There is nothing for us to decide in this case, except whether the statute, ch. 15, art. 1, secs. 15 and 30, in a case in which the population of an incorporated town of the Territory consists of less than one thousand inhabitants, may stand and be effective, and not in conflict with sec. 2, art. 2, of ch. 80, which provides for the election of an assessor in towns, villages or cities having a population of "one thousand inhabitants and over." Chapters 15 and 30 of the Statutes of 1893 each took effect December 25, 1890. While it may be accepted as a part of the history of the Statutes of 1893, that different portions of them were adopted without material alteration, from the statutes of different states, and their different portions are not, in all respects, consistent with each other, it is yet the duty of this court to endeavor to reconcile them wherever it is possible so to do, in order that the legislative intent may be, as far as possible, effective, and to support the theory, as fully as may be done, that, as a body of revised laws adopted at the same time, they are of equal force and effect, and all intended to stand, with as little interference as possible, of judicial interpretation. And that it is the duty of courts to endeavor to harmonize the various portions of the statutes with one another. One part of the statute will not be allowed to defeat another, if by any reasonable consruction, the two can be made to stand together. (Cooley on Constitutional Limitations, 71; Endlich on the Interpretation of statutes, sec. 515.)
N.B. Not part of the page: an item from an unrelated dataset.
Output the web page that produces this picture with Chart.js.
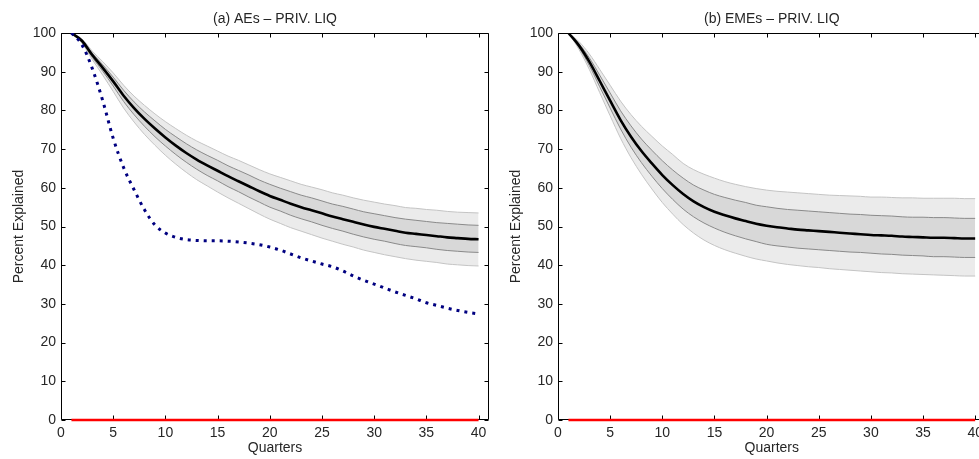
<!DOCTYPE html>
<html>
<head>
<meta charset="utf-8">
<script src="https://cdn.jsdelivr.net/npm/chart.js@4.4.1/dist/chart.umd.min.js"></script>
<style>
  html, body { margin: 0; padding: 0; overflow: hidden; background: #fff; width: 979px; height: 459px; }
  #wrapA { position: absolute; left: 0; top: 0; width: 492px; height: 459px; }
  #wrapB { position: absolute; left: 490px; top: 0; width: 500px; height: 459px; }
</style>
</head>
<body>
<div id="wrapA"><canvas id="chartA" width="492" height="459"></canvas></div>
<div id="wrapB"><canvas id="chartB" width="500" height="459"></canvas></div>
<script>
// ---------- data ----------
const quarters = [1,2,3,4,5,6,7,8,9,10,11,12,13,14,15,16,17,18,19,20,21,22,23,24,25,26,27,28,29,30,31,32,33,34,35,36,37,38,39,40];
const xTicks = [0,5,10,15,20,25,30,35,40];
const yTicks = [0,10,20,30,40,50,60,70,80,90,100];
const titleA = "(a) AEs \u2013 PRIV. LIQ";
const titleB = "(b) EMEs \u2013 PRIV. LIQ";
const yTitle = "Percent Explained";
const xTitle = "Quarters";

const aesOuterUpper = [100,98.5,95.3,92.6,89.7,86.5,83.7,81.3,79.1,77.1,75.3,73.6,72.1,70.8,69.5,68.2,67.1,65.9,64.7,63.6,62.7,61.8,60.9,60.2,59.5,58.7,58.1,57.4,56.8,56.3,55.8,55.4,54.9,54.7,54.4,54.2,53.9,53.7,53.6,53.5];
const aesInnerUpper = [100,98.3,94.8,91.8,88.6,85.2,82.2,79.6,77.3,75.1,73.2,71.4,69.8,68.4,67.1,65.7,64.5,63.3,62.0,60.9,59.9,59.0,58.1,57.4,56.6,55.8,55.2,54.5,53.8,53.3,52.8,52.3,51.9,51.6,51.3,51.0,50.8,50.6,50.4,50.3];
const aesMedian     = [100,98.0,94.3,91.0,87.5,83.8,80.6,77.8,75.3,73.0,70.9,69.0,67.3,65.8,64.4,63.0,61.7,60.4,59.1,57.9,56.9,55.9,55.0,54.2,53.4,52.6,51.9,51.2,50.5,49.9,49.4,48.9,48.4,48.1,47.8,47.5,47.2,47.0,46.8,46.7];
const aesInnerLower = [100,97.7,93.7,90.1,86.3,82.3,78.9,75.9,73.2,70.8,68.6,66.6,64.8,63.2,61.8,60.3,59.0,57.6,56.3,55.0,54.0,52.9,52.0,51.2,50.3,49.5,48.8,48.0,47.3,46.7,46.2,45.6,45.1,44.8,44.5,44.1,43.8,43.6,43.4,43.3];
const aesOuterLower = [100,97.4,93.1,89.1,84.9,80.6,77.0,73.8,71.0,68.4,66.1,64.0,62.1,60.5,58.9,57.4,56.0,54.6,53.2,51.9,50.8,49.7,48.8,47.9,47.0,46.2,45.4,44.7,43.9,43.3,42.7,42.2,41.7,41.3,41.0,40.7,40.3,40.1,39.9,39.8];
const aesDotted     = [100,97.0,90.8,82.5,72.8,65.2,59.5,54.3,50.4,48.3,47.2,46.6,46.4,46.3,46.3,46.2,46.0,45.7,45.3,44.7,43.9,42.9,41.9,41.1,40.3,39.6,38.5,37.2,36.1,35.1,34.1,33.1,32.2,31.3,30.3,29.6,28.9,28.3,27.8,27.4];

const emesOuterUpper = [100,97.8,94.6,90.6,86.5,82.4,78.9,75.9,73.3,70.8,68.6,66.3,64.7,63.5,62.5,61.6,60.9,60.3,59.8,59.4,59.1,58.9,58.7,58.5,58.3,58.1,58.0,57.9,57.8,57.6,57.6,57.5,57.4,57.4,57.3,57.3,57.3,57.3,57.2,57.2];
const emesInnerUpper = [100,97.3,93.6,89.1,84.5,79.9,76.0,72.6,69.7,67.0,64.6,62.5,60.7,59.4,58.3,57.5,56.8,56.2,55.5,55.1,54.7,54.4,54.2,54.0,53.8,53.6,53.4,53.2,53.1,52.9,52.8,52.7,52.5,52.4,52.4,52.3,52.3,52.2,52.1,52.1];
const emesMedian     = [100,96.8,92.6,87.6,82.5,77.5,73.2,69.5,66.3,63.3,60.7,58.4,56.5,55.0,53.8,52.9,52.1,51.4,50.7,50.2,49.8,49.5,49.2,49.0,48.8,48.6,48.4,48.2,48.0,47.8,47.7,47.6,47.4,47.3,47.2,47.1,47.1,47.0,46.9,46.9];
const emesInnerLower = [100,96.3,91.6,86.1,80.6,75.2,70.5,66.5,63.0,59.8,57.0,54.5,52.5,50.9,49.6,48.5,47.6,46.8,46.1,45.4,45.0,44.7,44.4,44.2,44.0,43.8,43.6,43.4,43.3,43.1,42.9,42.8,42.6,42.5,42.4,42.2,42.2,42.1,42.0,42.0];
const emesOuterLower = [100,95.8,90.6,84.6,78.6,72.8,67.8,63.5,59.7,56.2,53.2,50.5,48.3,46.5,45.1,44.0,43.1,42.3,41.6,41.1,40.6,40.2,39.9,39.6,39.4,39.1,38.9,38.7,38.5,38.3,38.1,38.0,37.8,37.7,37.6,37.5,37.4,37.3,37.2,37.2];

const zeroLine = [0,0,0,0,0,0,0,0,0,0,0,0,0,0,0,0,0,0,0,0,0,0,0,0,0,0,0,0,0,0,0,0,0,0,0,0,0,0,0,0];

// ---------- styling ----------
const FONT = "'Liberation Sans', Arial, Helvetica, sans-serif";
const TXT = '#262626';
const FS = 14;

function pts(vals) { return quarters.map((q, i) => ({ x: q, y: vals[i] })); }

const boxTicks = {
  id: 'boxTicks',
  beforeDatasetsDraw(chart) {
    const { ctx, chartArea: a, scales } = chart;
    const x = scales.x, y = scales.y;
    ctx.save();
    ctx.strokeStyle = '#000';
    ctx.lineWidth = 1;
    const L = Math.round(a.left) + 0.5, R = Math.round(a.right) - 0.5;
    const T = Math.round(a.top) + 0.5, B = Math.round(a.bottom) - 0.5;
    ctx.beginPath();
    ctx.rect(L, T, R - L, B - T);
    const len = 4;
    x.ticks.forEach(t => {
      const px = Math.round(x.getPixelForValue(t.value)) + 0.5;
      ctx.moveTo(px, B); ctx.lineTo(px, B - len);
      ctx.moveTo(px, T); ctx.lineTo(px, T + len);
    });
    y.ticks.forEach(t => {
      const py = Math.round(y.getPixelForValue(t.value)) + 0.5;
      ctx.moveTo(L, py); ctx.lineTo(L + len, py);
      ctx.moveTo(R, py); ctx.lineTo(R - len, py);
    });
    ctx.stroke();
    ctx.restore();
  }
};

function makeChart(id, title, bands, dotted, yAxisWidth, yTitlePad, rightPad) {
  const datasets = [
    { data: pts(bands[0]), borderColor: '#c4c4c4', borderWidth: 1, backgroundColor: '#ebebeb', fill: '+1', order: 7 },
    { data: pts(bands[4]), borderColor: '#c4c4c4', borderWidth: 1, fill: false, order: 6 },
    { data: pts(bands[1]), borderColor: '#8a8a8a', borderWidth: 1, backgroundColor: '#d8d8d8', fill: '+1', order: 5 },
    { data: pts(bands[3]), borderColor: '#8a8a8a', borderWidth: 1, fill: false, order: 4 },
    { data: pts(bands[2]), borderColor: '#000', borderWidth: 2.6, fill: false, order: 2 }
  ];
  if (dotted) {
    datasets.push({ data: pts(dotted), borderColor: '#000080', borderWidth: 3, borderDash: [3, 5], borderCapStyle: 'butt', fill: false, order: 1 });
  }
  datasets.push({ data: pts(zeroLine), borderColor: '#ff0000', borderWidth: 2.6, fill: false, order: 0, clip: 4 });
  datasets.forEach(d => { d.pointRadius = 0; d.cubicInterpolationMode = 'monotone'; });

  return new Chart(document.getElementById(id), {
    type: 'line',
    data: { datasets },
    options: {
      responsive: false,
      animation: false,
      events: [],
      layout: { padding: { left: 0, right: rightPad, top: 0, bottom: 0 } },
      plugins: {
        legend: { display: false },
        tooltip: { enabled: false },
        title: {
          display: true, text: title, color: TXT, fullSize: false,
          font: { family: FONT, size: FS, weight: 'normal', lineHeight: 1.2 },
          padding: { top: 11.1, bottom: 5.1 }
        }
      },
      scales: {
        x: {
          type: 'linear', min: 0, max: 41,
          afterFit(s) { s.height = 39; },
          afterBuildTicks(s) { s.ticks = xTicks.map(v => ({ value: v })); },
          ticks: { color: TXT, font: { family: FONT, size: FS }, padding: 4.9, maxRotation: 0, autoSkip: false, includeBounds: false },
          grid: { display: false, drawTicks: false, tickLength: 0 },
          border: { display: false },
          title: { display: true, text: xTitle, color: TXT, font: { family: FONT, size: FS }, padding: { top: 0, bottom: 2.6 } }
        },
        y: {
          type: 'linear', min: 0, max: 100,
          afterFit(s) { s.width = yAxisWidth; },
          afterBuildTicks(s) { s.ticks = yTicks.map(v => ({ value: v })); },
          ticks: { color: TXT, font: { family: FONT, size: FS }, padding: 5 },
          grid: { display: false, drawTicks: false, tickLength: 0 },
          border: { display: false },
          title: { display: true, text: yTitle, color: TXT, font: { family: FONT, size: FS }, padding: { top: yTitlePad, bottom: 0 } }
        }
      }
    },
    plugins: [boxTicks]
  });
}

makeChart('chartA', titleA, [aesOuterUpper, aesInnerUpper, aesMedian, aesInnerLower, aesOuterLower], aesDotted, 61, 11.1, 3);
makeChart('chartB', titleB, [emesOuterUpper, emesInnerUpper, emesMedian, emesInnerLower, emesOuterLower], null, 68, 17.4, 4.4);
</script>
</body>
</html>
The election of assessor, therefore, under sec. 15, and his proceedings, under sec. 30, art. 1, ch. 15 of the statutes, will be held to be valid and legal. The acts of Deacon as the assessor of Dent township, within whose boundaries the town of Keokuk Falls lay, and his assessment and listing of property and the taxation following thereupon, will be held to be void, so far as relates to the property of defendants in error.
The petition averred that "prior to the commencement of this action, the treasurer of this county refused to accept any taxes from plaintiff, unless plaintiffs paid all of the same as appears from the tax rolls of his office, which includes all of said illegal taxes, and the plaintiffs here tender into court all legal taxes that the court may find due from plaintiffs to the defendant."
It is provided in sec. 4009, Statutes of 1893, that: "When a tender of money is alleged in any pleadinng, it shall not be necessary to deposit the money in court when the pleading is filed, but it shall be sufficient if the money is deposited in court at trial, or when ordered by the court." While the allegation of the tender is not quite so full and definite as is desirable, yet, we think it was adequate, and complied with the statute in all material respects, and should be accepted as an adequate tender and averment of readiness to pay, within the meaning of the rule.
The levy of the taxes by the township assessor, Deacon, within the boundary of the incorporated town of Keokuk Falls, having less than a thousand inhabitants, and which municipality had an elected assessor of its own, was an illegal levy of a tax, and the action was properly brought under sec. 4143 of the Statutes of 1893, which provide, that: "An injunction may be granted to enjoin the illegal levy of any tax, charge or assessment, or any proceeding to enforce the same: * * *."
The judgment of the court below is affirmed.
Burwell, J., who presided in the court below, not sitting; all of the other Justices concurring.